In Sunday’s interview on CBS News’ “Face the Nation,” Florida Senator Marco Rubio talked about the upcoming presidential debate and answered critical questions on foreign policy.
Rubio was asked about how the U.S. relationship with Cuba might change upon the reported eminent death of Cuban dictator Fidel Castro.
“Well, it won’t be the direction the president has taken it over the last four years.”
“Let me give you an example. They have these things called people-to-people trips to Cuba, which ostensibly is for Americans to be able to travel to Cuba, be in contact with everyday Cubans. That’s not what they are. They’re really tourism trips. I mean, people go over there for salsa dancing and cigar-rolling lessons. And all it is is a source of hard currency for the Castro regime. You talk about Fidel Castro being near death. I don’t know that to be true, but I can tell you what’s been dead for over 50 years in Cuba, and that’s democracy. There are no political freedoms in Cuba. And I think that, sadly, over the last four years, the cause of freedom in Cuba has been — has been hurt by this additional trips to Cuba and remittances that are providing hard currency for that regime.”

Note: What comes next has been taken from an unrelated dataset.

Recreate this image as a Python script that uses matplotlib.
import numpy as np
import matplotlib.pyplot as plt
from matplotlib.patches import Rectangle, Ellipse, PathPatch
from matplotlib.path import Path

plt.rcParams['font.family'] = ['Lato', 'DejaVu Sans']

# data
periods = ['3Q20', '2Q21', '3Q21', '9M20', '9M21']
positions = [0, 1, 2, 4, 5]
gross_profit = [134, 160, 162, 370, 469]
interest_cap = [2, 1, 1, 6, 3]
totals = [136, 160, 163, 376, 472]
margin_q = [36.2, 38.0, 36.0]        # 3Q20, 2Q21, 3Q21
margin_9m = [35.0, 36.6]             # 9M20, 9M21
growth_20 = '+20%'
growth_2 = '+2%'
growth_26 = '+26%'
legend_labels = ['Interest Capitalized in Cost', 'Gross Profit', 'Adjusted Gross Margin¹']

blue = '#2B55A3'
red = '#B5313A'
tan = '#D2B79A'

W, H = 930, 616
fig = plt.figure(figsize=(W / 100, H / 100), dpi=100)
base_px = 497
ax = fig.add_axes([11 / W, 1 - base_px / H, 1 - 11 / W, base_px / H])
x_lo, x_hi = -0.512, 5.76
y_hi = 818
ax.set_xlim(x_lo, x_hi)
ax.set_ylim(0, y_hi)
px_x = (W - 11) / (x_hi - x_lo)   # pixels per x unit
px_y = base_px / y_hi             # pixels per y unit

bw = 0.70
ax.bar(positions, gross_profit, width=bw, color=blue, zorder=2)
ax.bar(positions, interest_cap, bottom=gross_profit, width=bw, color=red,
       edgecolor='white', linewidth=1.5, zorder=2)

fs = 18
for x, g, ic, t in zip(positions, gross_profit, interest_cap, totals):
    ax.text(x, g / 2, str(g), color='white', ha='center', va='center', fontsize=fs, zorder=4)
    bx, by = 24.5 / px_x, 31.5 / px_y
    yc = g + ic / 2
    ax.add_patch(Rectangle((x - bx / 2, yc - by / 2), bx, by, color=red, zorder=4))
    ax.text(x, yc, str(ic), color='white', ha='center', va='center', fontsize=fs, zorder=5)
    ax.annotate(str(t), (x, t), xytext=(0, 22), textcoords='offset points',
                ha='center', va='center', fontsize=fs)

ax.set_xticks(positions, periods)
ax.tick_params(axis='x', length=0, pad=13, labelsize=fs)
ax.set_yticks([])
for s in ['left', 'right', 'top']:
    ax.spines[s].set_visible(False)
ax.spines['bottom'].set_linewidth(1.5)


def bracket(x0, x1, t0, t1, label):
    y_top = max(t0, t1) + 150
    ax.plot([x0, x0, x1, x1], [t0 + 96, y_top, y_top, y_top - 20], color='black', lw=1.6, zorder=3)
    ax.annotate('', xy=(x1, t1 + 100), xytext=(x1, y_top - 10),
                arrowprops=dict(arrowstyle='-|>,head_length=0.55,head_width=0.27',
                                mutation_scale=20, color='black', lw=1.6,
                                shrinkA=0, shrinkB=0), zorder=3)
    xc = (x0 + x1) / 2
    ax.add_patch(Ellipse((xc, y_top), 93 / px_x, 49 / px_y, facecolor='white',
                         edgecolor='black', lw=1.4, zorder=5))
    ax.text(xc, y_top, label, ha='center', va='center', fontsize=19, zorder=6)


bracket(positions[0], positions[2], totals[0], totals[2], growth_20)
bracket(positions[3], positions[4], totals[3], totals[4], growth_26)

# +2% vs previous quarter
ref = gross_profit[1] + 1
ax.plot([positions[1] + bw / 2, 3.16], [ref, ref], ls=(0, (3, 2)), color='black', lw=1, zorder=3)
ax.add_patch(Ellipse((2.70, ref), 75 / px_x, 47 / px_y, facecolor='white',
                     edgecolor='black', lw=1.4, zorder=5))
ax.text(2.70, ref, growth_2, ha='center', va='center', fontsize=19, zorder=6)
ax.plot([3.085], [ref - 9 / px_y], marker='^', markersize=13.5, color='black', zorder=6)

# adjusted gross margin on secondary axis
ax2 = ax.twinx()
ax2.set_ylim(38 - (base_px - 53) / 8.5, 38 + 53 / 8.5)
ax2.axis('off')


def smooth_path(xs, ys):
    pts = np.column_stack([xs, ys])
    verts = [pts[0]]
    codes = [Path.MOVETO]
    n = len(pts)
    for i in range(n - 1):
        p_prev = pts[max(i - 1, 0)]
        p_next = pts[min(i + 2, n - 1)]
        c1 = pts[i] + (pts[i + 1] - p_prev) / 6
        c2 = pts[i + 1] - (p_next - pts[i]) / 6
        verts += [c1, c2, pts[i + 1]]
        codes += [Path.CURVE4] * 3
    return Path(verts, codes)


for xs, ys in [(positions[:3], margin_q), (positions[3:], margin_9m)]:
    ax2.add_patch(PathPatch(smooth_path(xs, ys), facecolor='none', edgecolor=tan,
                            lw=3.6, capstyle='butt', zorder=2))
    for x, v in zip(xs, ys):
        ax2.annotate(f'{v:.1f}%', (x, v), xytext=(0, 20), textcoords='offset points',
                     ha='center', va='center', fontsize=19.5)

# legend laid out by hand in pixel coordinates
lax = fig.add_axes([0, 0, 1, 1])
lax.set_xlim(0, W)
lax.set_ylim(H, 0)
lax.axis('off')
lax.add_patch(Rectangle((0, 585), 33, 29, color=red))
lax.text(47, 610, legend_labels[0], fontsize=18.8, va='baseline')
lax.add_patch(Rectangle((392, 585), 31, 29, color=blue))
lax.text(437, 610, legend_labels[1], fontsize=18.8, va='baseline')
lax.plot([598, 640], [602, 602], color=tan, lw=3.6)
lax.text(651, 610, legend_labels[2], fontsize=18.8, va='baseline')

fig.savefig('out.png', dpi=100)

Rubio said the following in response to the question “are there lessons to be learned for today’s politicians from what happened during the Cuban missile crisis?”
“Well, you read the accounts after the fact, it was even more chilling in terms of some of the advice that the president was getting from his military officials at the time. You look back in hindsight and maybe you’re glad he didn’t take some of that advice, in terms of some of the issues.”

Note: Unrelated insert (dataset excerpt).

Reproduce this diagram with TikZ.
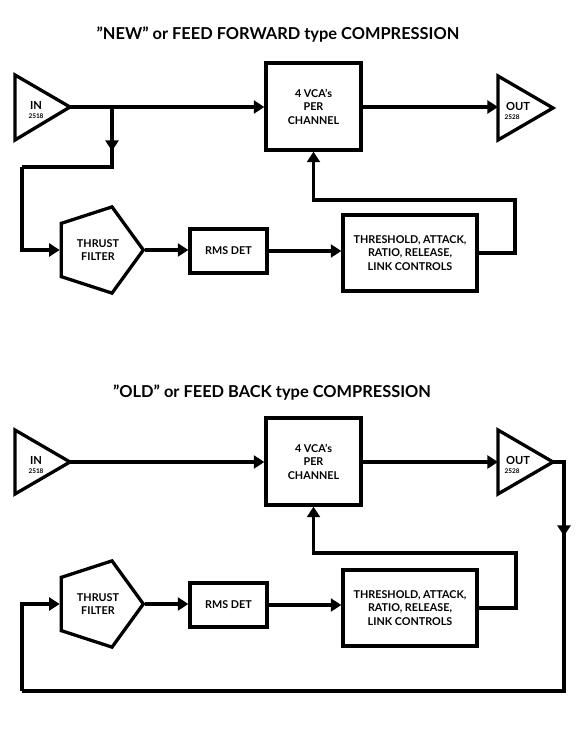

“Look, I think war and armed conflict is always the last of all the options you have on the table. I think you try to avoid that at all costs. Sometimes it’s unavoidable. That’s the lesson of World War II. I think the other lesson of the last 50 or 60 years, however, is that, the stronger the U.S. military, the stronger our defense capabilities, the stronger the chances for peace are.”
“And that’s a lesson of the Cold War and thereafter is you always want — I think and I believe and Mitt Romney believes strongly that the world is a safer and better place that the United States is the strongest military power on earth. The stronger you are, the less likelihood you’ll ever have to use it.”